▶ [What is required] Give every line again exactly as it appears, please, but not the pictures.

▶ [Source excerpt]
***

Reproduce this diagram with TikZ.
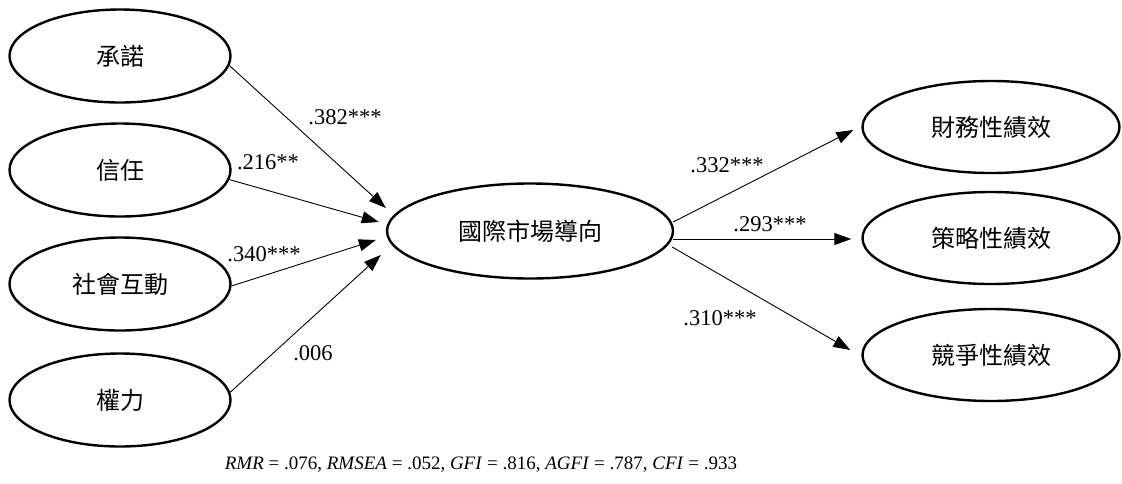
\documentclass[tikz,border=0pt]{standalone}
\usepackage{fontspec}
\setmainfont{Liberation Serif}
\newfontfamily\cjk{Noto Sans CJK TC}
\usetikzlibrary{shapes.geometric,arrows.meta}
\tikzset{
  lat/.style={ellipse,draw,line width=2.4pt,inner sep=0pt,font=\cjk\fontsize{24}{26}\selectfont},
  leftlat/.style={lat,minimum width=221pt,minimum height=93pt},
  midlat/.style={lat,minimum width=286pt,minimum height=95pt},
  rightlat/.style={lat,minimum width=257pt,minimum height=92pt},
  path/.style={line width=0.9pt,-{Triangle[length=17pt,width=12pt]}},
  coef/.style={inner sep=0pt,font=\fontsize{22.5}{24}\selectfont},
}
\begin{document}
\begin{tikzpicture}[x=1pt,y=-1pt]
\useasboundingbox (0,0) rectangle (1122,483);
\node[leftlat] (a1) at (120,56) {承諾};
\node[leftlat] (a2) at (120,170) {信任};
\node[leftlat] (a3) at (120,284) {社會互動};
\node[leftlat] (a4) at (120,400) {權力};
\node[midlat] (c) at (530,231) {國際市場導向};
\node[rightlat] (b1) at (991,127) {財務性績效};
\node[rightlat] (b2) at (991,238) {策略性績效};
\node[rightlat] (b3) at (991,355) {競爭性績效};

\draw[path] (a1.-5) -- ([shift={(0,-23)}]c.west);
\draw[path] (a2.-5) -- ([shift={(-7,-9)}]c.west);
\draw[path] (a3.-1) -- ([shift={(-10,9)}]c.west);
\draw[path] (a4.4) -- ([shift={(-5,24)}]c.west);

\draw[path] ([shift={(-1,-9)}]c.east) -- ([shift={(-8,3)}]b1.west);
\draw[path] ([shift={(-1,8)}]c.east) -- ([shift={(-10,1)}]b2.west);
\draw[path] ([shift={(-2,16)}]c.east) -- ([shift={(-11,-5)}]b3.west);

\node[coef] (l1) at (345,117) {.382***};
\node[coef] (l2) at (268,162) {.216**};
\node[coef] (l3) at (264,254) {.340***};
\node[coef] (l4) at (313,353) {.006};
\node[coef] (l5) at (727,165) {.332***};
\node[coef] (l6) at (770,224) {.293***};
\node[coef] (l7) at (720,318) {.310***};

\node[inner sep=0pt,font=\fontsize{19}{21}\selectfont] (fit) at (481,465)
  {\textit{RMR} = .076, \textit{RMSEA} = .052, \textit{GFI} = .816, \textit{AGFI} = .787, \textit{CFI} = .933};
\end{tikzpicture}
\end{document}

***

▶ [Task response]
Reproduce this diagram with TikZ.
\documentclass[tikz,border=0pt]{standalone}
\usepackage{fontspec}
\setmainfont{Liberation Serif}
\newfontfamily\cjk{Noto Sans CJK TC}
\usetikzlibrary{shapes.geometric,arrows.meta}
\tikzset{
  lat/.style={ellipse,draw,line width=2.4pt,inner sep=0pt,font=\cjk\fontsize{24}{26}\selectfont},
  leftlat/.style={lat,minimum width=221pt,minimum height=93pt},
  midlat/.style={lat,minimum width=286pt,minimum height=95pt},
  rightlat/.style={lat,minimum width=257pt,minimum height=92pt},
  path/.style={line width=0.9pt,-{Triangle[length=17pt,width=12pt]}},
  coef/.style={inner sep=0pt,font=\fontsize{22.5}{24}\selectfont},
}
\begin{document}
\begin{tikzpicture}[x=1pt,y=-1pt]
\useasboundingbox (0,0) rectangle (1122,483);
\node[leftlat] (a1) at (120,56) {承諾};
\node[leftlat] (a2) at (120,170) {信任};
\node[leftlat] (a3) at (120,284) {社會互動};
\node[leftlat] (a4) at (120,400) {權力};
\node[midlat] (c) at (530,231) {國際市場導向};
\node[rightlat] (b1) at (991,127) {財務性績效};
\node[rightlat] (b2) at (991,238) {策略性績效};
\node[rightlat] (b3) at (991,355) {競爭性績效};

\draw[path] (a1.-5) -- ([shift={(0,-23)}]c.west);
\draw[path] (a2.-5) -- ([shift={(-7,-9)}]c.west);
\draw[path] (a3.-1) -- ([shift={(-10,9)}]c.west);
\draw[path] (a4.4) -- ([shift={(-5,24)}]c.west);

\draw[path] ([shift={(-1,-9)}]c.east) -- ([shift={(-8,3)}]b1.west);
\draw[path] ([shift={(-1,8)}]c.east) -- ([shift={(-10,1)}]b2.west);
\draw[path] ([shift={(-2,16)}]c.east) -- ([shift={(-11,-5)}]b3.west);

\node[coef] (l1) at (345,117) {.382***};
\node[coef] (l2) at (268,162) {.216**};
\node[coef] (l3) at (264,254) {.340***};
\node[coef] (l4) at (313,353) {.006};
\node[coef] (l5) at (727,165) {.332***};
\node[coef] (l6) at (770,224) {.293***};
\node[coef] (l7) at (720,318) {.310***};

\node[inner sep=0pt,font=\fontsize{19}{21}\selectfont] (fit) at (481,465)
  {\textit{RMR} = .076, \textit{RMSEA} = .052, \textit{GFI} = .816, \textit{AGFI} = .787, \textit{CFI} = .933};
\end{tikzpicture}
\end{document}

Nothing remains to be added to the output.